*** Data for processing
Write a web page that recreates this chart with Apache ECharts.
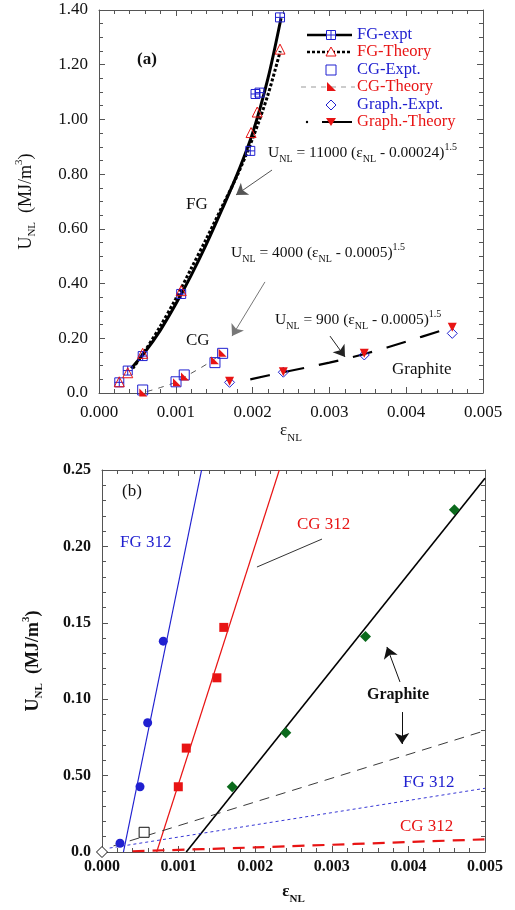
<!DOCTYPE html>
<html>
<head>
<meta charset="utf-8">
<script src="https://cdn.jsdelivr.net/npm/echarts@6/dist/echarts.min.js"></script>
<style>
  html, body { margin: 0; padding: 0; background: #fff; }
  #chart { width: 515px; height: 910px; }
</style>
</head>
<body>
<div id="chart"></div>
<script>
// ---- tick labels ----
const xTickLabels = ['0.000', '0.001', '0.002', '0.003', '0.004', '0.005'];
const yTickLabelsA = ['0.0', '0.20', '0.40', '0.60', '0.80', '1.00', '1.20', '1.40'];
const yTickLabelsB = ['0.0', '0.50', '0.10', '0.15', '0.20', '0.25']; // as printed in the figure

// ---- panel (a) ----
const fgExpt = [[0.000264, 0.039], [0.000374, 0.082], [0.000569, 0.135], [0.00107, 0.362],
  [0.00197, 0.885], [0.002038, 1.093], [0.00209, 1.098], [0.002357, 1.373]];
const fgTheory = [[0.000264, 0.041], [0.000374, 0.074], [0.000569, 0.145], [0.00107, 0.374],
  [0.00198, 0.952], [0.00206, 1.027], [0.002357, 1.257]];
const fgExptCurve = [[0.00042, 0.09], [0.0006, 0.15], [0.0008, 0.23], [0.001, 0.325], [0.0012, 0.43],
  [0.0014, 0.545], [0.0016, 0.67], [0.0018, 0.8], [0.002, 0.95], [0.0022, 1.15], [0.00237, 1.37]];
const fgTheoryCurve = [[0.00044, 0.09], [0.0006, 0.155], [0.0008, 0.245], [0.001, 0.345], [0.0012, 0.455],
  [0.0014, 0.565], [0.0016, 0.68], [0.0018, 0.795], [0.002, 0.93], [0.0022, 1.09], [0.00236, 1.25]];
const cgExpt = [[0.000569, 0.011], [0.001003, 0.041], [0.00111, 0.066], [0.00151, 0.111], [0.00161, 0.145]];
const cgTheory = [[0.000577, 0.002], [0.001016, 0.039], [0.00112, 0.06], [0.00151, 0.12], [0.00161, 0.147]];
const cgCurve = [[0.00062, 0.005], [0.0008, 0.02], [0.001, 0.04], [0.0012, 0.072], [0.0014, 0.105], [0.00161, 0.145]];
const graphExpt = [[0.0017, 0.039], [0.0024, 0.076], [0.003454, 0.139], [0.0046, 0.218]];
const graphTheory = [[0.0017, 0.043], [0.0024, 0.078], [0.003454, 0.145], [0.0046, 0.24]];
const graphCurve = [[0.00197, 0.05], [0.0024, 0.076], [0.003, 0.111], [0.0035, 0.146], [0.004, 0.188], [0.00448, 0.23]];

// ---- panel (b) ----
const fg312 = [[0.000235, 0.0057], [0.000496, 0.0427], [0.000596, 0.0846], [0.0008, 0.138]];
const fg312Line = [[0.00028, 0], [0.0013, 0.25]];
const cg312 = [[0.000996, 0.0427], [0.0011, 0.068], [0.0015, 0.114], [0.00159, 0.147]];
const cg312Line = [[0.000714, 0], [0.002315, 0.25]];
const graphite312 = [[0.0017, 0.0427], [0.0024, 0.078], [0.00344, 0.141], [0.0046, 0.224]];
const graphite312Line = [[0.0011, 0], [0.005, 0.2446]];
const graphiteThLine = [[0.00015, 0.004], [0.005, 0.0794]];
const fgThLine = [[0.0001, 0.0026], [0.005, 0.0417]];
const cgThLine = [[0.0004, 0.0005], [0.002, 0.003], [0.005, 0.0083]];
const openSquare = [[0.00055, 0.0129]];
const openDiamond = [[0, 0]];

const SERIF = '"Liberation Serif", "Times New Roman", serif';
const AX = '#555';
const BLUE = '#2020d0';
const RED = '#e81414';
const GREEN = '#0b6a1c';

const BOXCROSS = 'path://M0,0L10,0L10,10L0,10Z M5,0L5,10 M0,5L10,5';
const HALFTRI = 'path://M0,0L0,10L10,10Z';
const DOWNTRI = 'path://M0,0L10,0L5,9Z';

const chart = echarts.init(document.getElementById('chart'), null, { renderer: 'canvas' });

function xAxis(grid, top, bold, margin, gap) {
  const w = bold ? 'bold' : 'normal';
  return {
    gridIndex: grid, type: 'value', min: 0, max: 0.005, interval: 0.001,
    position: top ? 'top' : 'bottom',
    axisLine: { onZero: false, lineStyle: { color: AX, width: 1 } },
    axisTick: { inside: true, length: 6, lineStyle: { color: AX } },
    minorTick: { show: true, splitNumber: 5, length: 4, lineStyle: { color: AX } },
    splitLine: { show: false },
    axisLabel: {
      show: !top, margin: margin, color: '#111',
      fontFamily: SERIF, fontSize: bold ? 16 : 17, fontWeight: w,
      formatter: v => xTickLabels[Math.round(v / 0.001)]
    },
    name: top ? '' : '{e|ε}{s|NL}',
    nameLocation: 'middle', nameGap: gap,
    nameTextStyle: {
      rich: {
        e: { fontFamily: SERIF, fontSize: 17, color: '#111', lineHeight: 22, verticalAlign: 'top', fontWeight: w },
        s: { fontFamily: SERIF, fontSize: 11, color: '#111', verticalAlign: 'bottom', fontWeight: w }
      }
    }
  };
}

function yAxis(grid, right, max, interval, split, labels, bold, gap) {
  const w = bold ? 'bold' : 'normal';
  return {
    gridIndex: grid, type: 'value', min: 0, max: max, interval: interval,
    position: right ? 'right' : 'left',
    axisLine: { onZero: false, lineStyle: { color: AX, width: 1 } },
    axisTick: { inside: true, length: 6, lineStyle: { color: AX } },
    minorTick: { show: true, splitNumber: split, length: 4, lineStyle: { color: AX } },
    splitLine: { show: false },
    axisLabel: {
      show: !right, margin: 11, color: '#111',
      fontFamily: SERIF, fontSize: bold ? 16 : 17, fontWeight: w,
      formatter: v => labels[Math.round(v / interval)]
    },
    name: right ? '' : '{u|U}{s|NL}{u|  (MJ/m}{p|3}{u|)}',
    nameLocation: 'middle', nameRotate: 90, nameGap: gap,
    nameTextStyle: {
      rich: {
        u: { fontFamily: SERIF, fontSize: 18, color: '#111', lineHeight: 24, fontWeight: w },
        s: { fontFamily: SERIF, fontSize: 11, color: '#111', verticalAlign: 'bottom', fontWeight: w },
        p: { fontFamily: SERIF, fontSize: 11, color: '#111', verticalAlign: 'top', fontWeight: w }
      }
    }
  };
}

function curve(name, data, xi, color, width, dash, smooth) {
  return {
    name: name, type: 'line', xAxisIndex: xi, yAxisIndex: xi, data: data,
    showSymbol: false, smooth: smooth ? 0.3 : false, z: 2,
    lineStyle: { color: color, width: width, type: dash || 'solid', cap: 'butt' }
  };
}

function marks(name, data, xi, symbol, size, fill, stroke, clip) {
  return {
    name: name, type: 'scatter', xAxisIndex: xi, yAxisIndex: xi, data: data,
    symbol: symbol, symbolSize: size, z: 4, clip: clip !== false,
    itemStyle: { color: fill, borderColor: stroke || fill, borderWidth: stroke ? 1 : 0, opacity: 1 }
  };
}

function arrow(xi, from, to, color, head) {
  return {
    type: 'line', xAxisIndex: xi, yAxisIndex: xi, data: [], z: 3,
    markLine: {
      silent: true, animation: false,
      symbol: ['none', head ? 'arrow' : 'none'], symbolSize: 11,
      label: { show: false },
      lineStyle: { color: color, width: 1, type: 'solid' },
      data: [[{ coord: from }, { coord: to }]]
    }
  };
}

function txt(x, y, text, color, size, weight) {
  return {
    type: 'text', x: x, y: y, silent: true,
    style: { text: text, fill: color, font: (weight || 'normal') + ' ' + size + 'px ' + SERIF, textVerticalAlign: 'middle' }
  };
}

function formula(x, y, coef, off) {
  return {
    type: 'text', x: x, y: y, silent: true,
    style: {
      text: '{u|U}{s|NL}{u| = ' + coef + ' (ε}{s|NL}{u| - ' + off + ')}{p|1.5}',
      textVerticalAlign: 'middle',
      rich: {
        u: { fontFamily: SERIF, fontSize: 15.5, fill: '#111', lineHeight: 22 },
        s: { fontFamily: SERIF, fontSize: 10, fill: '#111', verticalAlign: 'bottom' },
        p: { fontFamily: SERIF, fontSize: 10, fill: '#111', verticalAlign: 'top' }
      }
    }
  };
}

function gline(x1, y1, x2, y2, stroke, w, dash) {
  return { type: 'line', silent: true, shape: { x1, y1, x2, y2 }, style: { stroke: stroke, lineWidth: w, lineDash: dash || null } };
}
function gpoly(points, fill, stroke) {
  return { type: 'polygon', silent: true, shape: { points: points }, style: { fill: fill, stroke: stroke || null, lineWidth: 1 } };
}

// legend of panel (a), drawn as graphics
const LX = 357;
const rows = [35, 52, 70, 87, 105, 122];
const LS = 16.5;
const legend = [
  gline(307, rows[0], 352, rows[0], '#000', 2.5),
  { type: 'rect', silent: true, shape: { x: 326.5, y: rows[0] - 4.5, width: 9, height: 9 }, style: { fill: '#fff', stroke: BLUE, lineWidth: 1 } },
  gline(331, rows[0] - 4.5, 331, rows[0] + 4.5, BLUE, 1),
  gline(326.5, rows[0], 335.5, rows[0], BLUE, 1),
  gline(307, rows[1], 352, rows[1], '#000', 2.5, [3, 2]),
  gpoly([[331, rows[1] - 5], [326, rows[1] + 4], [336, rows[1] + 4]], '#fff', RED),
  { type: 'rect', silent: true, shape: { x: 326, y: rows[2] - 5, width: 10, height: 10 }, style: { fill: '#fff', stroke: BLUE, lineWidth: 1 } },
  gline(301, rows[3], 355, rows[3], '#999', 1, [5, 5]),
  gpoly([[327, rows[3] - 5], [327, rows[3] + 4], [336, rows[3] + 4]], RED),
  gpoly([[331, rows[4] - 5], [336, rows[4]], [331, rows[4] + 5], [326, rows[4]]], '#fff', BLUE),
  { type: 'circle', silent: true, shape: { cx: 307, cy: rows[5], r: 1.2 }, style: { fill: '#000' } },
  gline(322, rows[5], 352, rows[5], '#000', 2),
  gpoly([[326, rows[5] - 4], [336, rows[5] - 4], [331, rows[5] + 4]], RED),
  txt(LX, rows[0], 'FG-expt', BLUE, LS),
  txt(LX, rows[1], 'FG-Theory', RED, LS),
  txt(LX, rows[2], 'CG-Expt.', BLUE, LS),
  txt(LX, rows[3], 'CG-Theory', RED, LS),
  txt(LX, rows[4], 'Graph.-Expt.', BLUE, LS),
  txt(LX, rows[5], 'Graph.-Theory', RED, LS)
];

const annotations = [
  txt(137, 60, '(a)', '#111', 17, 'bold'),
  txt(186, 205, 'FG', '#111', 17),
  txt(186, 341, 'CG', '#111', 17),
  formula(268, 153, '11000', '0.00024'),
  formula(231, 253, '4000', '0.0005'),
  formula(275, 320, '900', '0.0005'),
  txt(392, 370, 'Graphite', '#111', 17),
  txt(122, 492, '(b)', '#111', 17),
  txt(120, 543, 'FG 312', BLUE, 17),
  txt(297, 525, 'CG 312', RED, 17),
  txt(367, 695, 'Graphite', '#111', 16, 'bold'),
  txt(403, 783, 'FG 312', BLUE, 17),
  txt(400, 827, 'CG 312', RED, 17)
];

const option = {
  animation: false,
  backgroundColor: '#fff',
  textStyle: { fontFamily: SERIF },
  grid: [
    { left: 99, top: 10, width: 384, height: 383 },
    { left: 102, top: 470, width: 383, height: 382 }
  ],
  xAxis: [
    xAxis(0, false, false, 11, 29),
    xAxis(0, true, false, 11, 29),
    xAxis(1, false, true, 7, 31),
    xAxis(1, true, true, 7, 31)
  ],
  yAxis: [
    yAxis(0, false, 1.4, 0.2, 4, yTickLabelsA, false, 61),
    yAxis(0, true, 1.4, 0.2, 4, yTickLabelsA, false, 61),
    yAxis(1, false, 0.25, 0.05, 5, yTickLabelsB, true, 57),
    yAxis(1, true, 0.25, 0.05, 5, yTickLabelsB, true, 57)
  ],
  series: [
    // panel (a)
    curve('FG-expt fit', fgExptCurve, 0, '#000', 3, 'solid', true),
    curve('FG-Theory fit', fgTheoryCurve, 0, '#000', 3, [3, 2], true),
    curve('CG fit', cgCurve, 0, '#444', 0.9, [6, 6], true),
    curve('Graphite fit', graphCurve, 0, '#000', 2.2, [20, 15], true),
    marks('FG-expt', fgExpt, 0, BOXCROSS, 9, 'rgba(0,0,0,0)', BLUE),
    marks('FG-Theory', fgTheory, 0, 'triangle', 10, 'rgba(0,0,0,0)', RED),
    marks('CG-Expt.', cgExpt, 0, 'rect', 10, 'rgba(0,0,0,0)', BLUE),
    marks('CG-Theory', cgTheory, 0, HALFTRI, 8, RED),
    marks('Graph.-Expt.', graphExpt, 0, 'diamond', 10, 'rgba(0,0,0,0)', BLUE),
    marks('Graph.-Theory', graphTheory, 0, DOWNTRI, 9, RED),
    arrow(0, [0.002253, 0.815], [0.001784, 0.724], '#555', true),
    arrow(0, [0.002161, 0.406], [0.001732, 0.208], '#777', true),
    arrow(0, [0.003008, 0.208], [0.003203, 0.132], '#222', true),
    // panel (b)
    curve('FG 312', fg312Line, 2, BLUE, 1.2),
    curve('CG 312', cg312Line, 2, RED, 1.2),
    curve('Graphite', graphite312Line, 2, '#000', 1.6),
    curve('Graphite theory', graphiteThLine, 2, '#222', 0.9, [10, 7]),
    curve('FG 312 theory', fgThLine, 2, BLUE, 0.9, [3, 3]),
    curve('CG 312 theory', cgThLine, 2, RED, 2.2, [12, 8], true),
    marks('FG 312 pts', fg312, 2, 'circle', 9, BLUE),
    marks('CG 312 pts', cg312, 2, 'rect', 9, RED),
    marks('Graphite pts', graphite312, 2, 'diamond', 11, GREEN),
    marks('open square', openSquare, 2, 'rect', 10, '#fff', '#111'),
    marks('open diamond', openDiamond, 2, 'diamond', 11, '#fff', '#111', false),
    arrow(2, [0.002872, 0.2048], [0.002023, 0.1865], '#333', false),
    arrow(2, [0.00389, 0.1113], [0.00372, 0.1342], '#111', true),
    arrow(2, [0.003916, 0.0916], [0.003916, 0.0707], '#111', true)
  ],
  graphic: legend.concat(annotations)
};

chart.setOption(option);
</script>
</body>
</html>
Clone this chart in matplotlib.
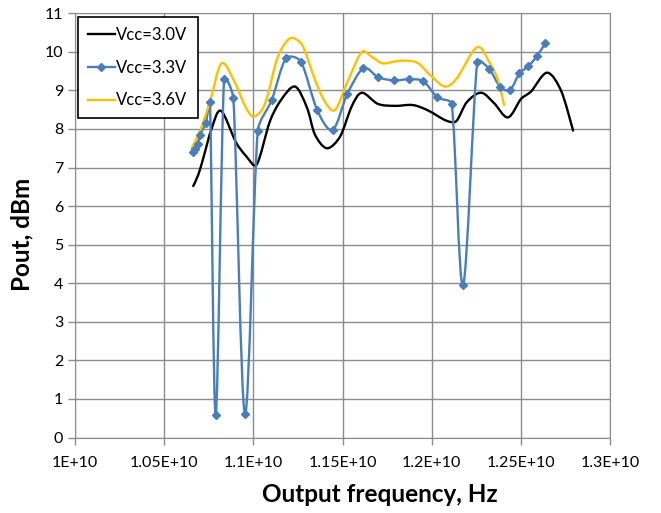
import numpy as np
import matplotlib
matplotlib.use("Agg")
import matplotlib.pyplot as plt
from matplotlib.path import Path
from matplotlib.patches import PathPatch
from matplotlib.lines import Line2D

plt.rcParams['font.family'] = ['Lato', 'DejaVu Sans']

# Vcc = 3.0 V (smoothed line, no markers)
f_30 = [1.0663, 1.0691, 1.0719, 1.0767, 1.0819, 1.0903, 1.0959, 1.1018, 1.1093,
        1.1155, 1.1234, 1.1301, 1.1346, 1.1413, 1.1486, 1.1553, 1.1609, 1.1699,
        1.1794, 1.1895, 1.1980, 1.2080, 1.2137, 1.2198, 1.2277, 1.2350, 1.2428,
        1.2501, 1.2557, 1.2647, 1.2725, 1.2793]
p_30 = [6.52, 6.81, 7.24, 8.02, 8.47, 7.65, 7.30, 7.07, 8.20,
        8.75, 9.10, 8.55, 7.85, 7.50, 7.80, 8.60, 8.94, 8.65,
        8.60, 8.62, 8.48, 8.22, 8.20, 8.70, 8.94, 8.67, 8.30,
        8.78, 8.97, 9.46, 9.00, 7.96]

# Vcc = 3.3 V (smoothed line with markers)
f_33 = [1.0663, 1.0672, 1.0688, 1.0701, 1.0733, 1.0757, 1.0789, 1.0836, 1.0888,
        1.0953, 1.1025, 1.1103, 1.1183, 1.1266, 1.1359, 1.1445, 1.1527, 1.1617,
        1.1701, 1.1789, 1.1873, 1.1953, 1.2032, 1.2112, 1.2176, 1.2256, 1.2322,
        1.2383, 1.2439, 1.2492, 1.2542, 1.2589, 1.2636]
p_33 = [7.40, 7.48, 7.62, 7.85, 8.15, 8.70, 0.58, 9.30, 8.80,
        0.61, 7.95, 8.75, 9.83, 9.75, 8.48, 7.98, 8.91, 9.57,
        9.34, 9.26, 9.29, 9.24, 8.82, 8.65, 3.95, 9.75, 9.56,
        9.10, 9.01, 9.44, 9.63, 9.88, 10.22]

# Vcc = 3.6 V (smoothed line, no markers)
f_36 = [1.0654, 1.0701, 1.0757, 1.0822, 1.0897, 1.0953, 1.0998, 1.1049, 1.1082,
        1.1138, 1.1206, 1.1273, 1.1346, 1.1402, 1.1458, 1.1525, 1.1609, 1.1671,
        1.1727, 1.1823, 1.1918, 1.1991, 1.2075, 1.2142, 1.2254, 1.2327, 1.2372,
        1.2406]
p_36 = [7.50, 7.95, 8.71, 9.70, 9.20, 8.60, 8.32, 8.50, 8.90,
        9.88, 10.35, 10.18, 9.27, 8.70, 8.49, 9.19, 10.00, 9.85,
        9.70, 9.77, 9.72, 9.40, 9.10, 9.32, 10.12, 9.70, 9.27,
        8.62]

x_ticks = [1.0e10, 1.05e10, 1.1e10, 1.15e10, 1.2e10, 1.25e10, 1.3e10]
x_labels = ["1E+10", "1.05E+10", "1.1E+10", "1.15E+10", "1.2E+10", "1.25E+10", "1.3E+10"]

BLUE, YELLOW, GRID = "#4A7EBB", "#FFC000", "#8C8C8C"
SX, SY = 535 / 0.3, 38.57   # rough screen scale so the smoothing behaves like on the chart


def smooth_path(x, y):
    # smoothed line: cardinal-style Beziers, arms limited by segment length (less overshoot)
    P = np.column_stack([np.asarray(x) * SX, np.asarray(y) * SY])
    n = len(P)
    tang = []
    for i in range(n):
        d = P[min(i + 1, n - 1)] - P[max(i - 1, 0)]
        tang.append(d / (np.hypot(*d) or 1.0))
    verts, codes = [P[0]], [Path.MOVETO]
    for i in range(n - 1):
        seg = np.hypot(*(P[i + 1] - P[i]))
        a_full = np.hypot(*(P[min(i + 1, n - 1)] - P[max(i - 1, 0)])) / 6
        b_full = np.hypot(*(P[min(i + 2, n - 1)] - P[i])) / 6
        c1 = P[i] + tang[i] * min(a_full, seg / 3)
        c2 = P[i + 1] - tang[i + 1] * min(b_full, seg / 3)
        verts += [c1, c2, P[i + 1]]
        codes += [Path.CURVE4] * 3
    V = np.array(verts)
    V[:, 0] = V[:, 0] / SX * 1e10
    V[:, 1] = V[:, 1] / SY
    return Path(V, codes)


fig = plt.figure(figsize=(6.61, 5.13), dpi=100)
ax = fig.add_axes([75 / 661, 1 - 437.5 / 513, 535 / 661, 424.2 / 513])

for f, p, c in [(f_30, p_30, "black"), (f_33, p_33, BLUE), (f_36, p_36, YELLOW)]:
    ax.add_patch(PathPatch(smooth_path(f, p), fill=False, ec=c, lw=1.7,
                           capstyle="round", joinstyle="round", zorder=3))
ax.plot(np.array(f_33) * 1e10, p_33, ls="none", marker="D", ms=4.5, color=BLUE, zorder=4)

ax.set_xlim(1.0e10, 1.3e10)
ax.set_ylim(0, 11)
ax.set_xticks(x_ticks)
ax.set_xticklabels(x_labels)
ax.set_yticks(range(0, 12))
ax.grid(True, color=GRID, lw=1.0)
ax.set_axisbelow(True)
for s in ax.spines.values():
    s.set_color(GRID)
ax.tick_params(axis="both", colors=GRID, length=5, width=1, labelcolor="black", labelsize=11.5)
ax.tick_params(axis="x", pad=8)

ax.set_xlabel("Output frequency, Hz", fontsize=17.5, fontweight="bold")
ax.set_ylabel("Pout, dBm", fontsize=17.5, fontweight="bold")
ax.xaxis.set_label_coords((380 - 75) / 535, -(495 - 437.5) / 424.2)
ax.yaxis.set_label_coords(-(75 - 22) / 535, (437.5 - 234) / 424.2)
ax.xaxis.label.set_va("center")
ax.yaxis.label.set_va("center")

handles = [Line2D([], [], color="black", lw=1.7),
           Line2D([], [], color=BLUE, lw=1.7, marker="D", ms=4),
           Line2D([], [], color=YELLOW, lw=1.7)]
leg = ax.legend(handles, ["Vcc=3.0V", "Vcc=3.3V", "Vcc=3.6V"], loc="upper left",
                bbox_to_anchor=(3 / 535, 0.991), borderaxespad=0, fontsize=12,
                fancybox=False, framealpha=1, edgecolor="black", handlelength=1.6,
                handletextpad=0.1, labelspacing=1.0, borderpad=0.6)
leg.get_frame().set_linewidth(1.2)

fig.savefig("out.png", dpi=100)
******
▸ **What you should do**: Take the records above from their first line through the line with "in the figure" and set those lines down word for word, minus the pictures.

▸ **Expected answer**:
Write a web page that recreates this chart with Apache ECharts.
<!DOCTYPE html>
<html>
<head>
<meta charset="utf-8">
<script src="https://cdn.jsdelivr.net/npm/echarts@6/dist/echarts.min.js"></script>
<style>
  html, body { margin: 0; padding: 0; background: #fff; }
  #chart { width: 515px; height: 910px; }
</style>
</head>
<body>
<div id="chart"></div>
<script>
// ---- tick labels ----
const xTickLabels = ['0.000', '0.001', '0.002', '0.003', '0.004', '0.005'];
const yTickLabelsA = ['0.0', '0.20', '0.40', '0.60', '0.80', '1.00', '1.20', '1.40'];
const yTickLabelsB = ['0.0', '0.50', '0.10', '0.15', '0.20', '0.25']; // as printed in the figure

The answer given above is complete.